Source data:
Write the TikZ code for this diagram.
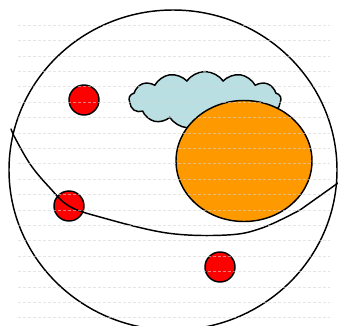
\documentclass[tikz,border=0pt]{standalone}
\usepackage{tikz}
\usetikzlibrary{shapes.geometric,shapes.symbols}
\usepackage{xcolor}
\definecolor{dotred}{HTML}{FF0000}
\definecolor{sunorange}{HTML}{FF9900}
\definecolor{cloudblue}{HTML}{B9DFE3}
\definecolor{ruled}{HTML}{D4D4D4}
\tikzset{
  outline/.style={draw=black,line width=1.45pt},
  world/.style={outline,ellipse,inner sep=0pt,minimum width=328pt,minimum height=320pt},
  dot/.style={outline,circle,fill=dotred,inner sep=0pt,minimum size=30pt},
  sun/.style={outline,ellipse,fill=sunorange,inner sep=0pt,minimum width=136pt,minimum height=121pt},
  puff/.style={outline,cloud,cloud puffs=13,cloud puff arc=110,aspect=2.7,fill=cloudblue,
    inner sep=0pt,minimum width=152pt,minimum height=57pt},
  rule/.style={draw=ruled,densely dashed,line width=0.3pt,opacity=0.6},
  horizon/.style={outline,line cap=round}
}
\begin{document}
\begin{tikzpicture}[x=1pt,y=-1pt]
  \useasboundingbox (0,0) rectangle (338,325);
  \clip (0,0) rectangle (338,325);
  \node[world] (w) at (173,170) {};
  \node[dot] (d1) at (84,100) {};
  \node[dot] (d2) at (69,206) {};
  \node[dot] (d3) at (220,267) {};
  \node[puff] (c) at (205,100) {};
  \node[sun] (s) at (244,161) {};
  % curve across the world
  \coordinate (hl) at (11,129);
  \coordinate (hr) at (338,183);
  \draw[horizon] (hl) -- (13,134)
    plot[smooth,tension=0.6] coordinates {(13,134) (30,164) (50,188) (69,206) (100,217)
      (167,233) (227,235) (262,228) (300,210)} -- (hr);
  % ruled background
  \foreach \k in {0,...,19}
    \draw[rule] (18,{25+15.4*\k}) -- (330,{25+15.4*\k});
\end{tikzpicture}
\end{document}
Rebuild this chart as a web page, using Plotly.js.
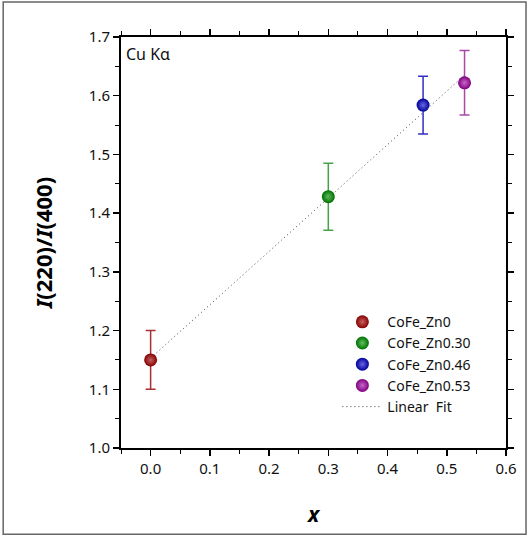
<!DOCTYPE html>
<html>
<head>
<meta charset="utf-8">
<script src="https://cdn.plot.ly/plotly-3.0.1.min.js"></script>
<style>html,body{margin:0;padding:0;background:#fff;}#chart{width:529px;height:537px;}</style>
</head>
<body>
<div id="chart"></div>
<script>
var sampleNames = ["CoFe_Zn0", "CoFe_Zn0.30", "CoFe_Zn0.46", "CoFe_Zn0.53"];
var xValues = [0, 0.30, 0.46, 0.53];
var ratioValues = [1.150, 1.428, 1.584, 1.622];
var ratioErrors = [0.050, 0.057, 0.049, 0.055];
var markerColors = ["#850000", "#007000", "#00009a", "#800080"];
var highlightColors = ["#c86060", "#60c060", "#6868e0", "#c868c8"];
var errorColors = ["#a83030", "#4aa04a", "#3030c0", "#a848a8"];
var fitX = [0, 0.53];
var fitY = [1.153, 1.635];
var xTicks = [0.0, 0.1, 0.2, 0.3, 0.4, 0.5, 0.6];
var yTicks = [1.0, 1.1, 1.2, 1.3, 1.4, 1.5, 1.6, 1.7];

var font = "Noto Sans, DejaVu Sans, sans-serif";
var traces = [];
for (var i = 0; i < sampleNames.length; i++) {
  traces.push({
    type: "scatter", mode: "markers", name: sampleNames[i],
    x: [xValues[i]], y: [ratioValues[i]],
    error_y: {type: "data", array: [ratioErrors[i]], visible: true, color: errorColors[i], thickness: 1.5, width: 5},
    marker: {size: 13, color: markerColors[i], gradient: {type: "radial", color: highlightColors[i]}, line: {width: 0}}
  });
}
traces.push({
  type: "scatter", mode: "lines", name: "Linear  Fit",
  x: fitX, y: fitY,
  line: {color: "#444444", width: 1, dash: "1px,3px"}
});

var axisCommon = {
  showgrid: false, zeroline: false, showline: true, linecolor: "#000", linewidth: 2,
  mirror: "ticks", ticks: "outside", ticklen: 6, tickwidth: 1.5, tickcolor: "#000",
  tickfont: {family: font, size: 15, color: "#111"}
};

var layout = {
  width: 529, height: 537,
  margin: {l: 121, r: 23, t: 37, b: 89},
  paper_bgcolor: "#fff", plot_bgcolor: "#fff",
  showlegend: true,
  legend: {x: 0.562, y: 0.345, xanchor: "left", yanchor: "top", bgcolor: "rgba(0,0,0,0)",
    font: {family: font, size: 14, color: "#111"}, tracegroupgap: 0, itemwidth: 40},
  xaxis: Object.assign({}, axisCommon, {
    range: [-0.05, 0.6], tickvals: xTicks, ticktext: xTicks.map(function(v){return v.toFixed(1);}),
    minor: {ticks: "outside", ticklen: 4, tickwidth: 1, tickcolor: "#000", dtick: 0.05, tick0: 0},
    title: {text: "<b><i>x</i></b>", font: {family: font, size: 21, color: "#000"}, standoff: 30}
  }),
  yaxis: Object.assign({}, axisCommon, {
    range: [1.0, 1.7], tickvals: yTicks, ticktext: yTicks.map(function(v){return v.toFixed(1);}),
    minor: {ticks: "outside", ticklen: 4, tickwidth: 1, tickcolor: "#000", dtick: 0.05, tick0: 0},
    title: {text: "<b><i>I</i>(220)/<i>I</i>(400)</b>", font: {family: font, size: 22, color: "#000"}, standoff: 30}
  }),
  annotations: [{
    xref: "paper", yref: "paper", x: 0.008, y: 0.99, xanchor: "left", yanchor: "top",
    text: "Cu K\u03b1", showarrow: false, font: {family: font, size: 16, color: "#111"}
  }],
  shapes: [{
    type: "rect", xref: "paper", yref: "paper",
    x0: -0.306, x1: 1.052, y0: -0.210, y1: 1.085,
    line: {color: "#666", width: 1.5}, fillcolor: "rgba(0,0,0,0)", layer: "below"
  }]
};

Plotly.newPlot("chart", traces, layout, {displayModeBar: false, staticPlot: true});
</script>
</body>
</html>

■ Exercise requirements
Identify every line above with the string "this" in it. Copy those lines.

■ Reply to the exercise
Write the TikZ code for this diagram.
Rebuild this chart as a web page, using Plotly.js.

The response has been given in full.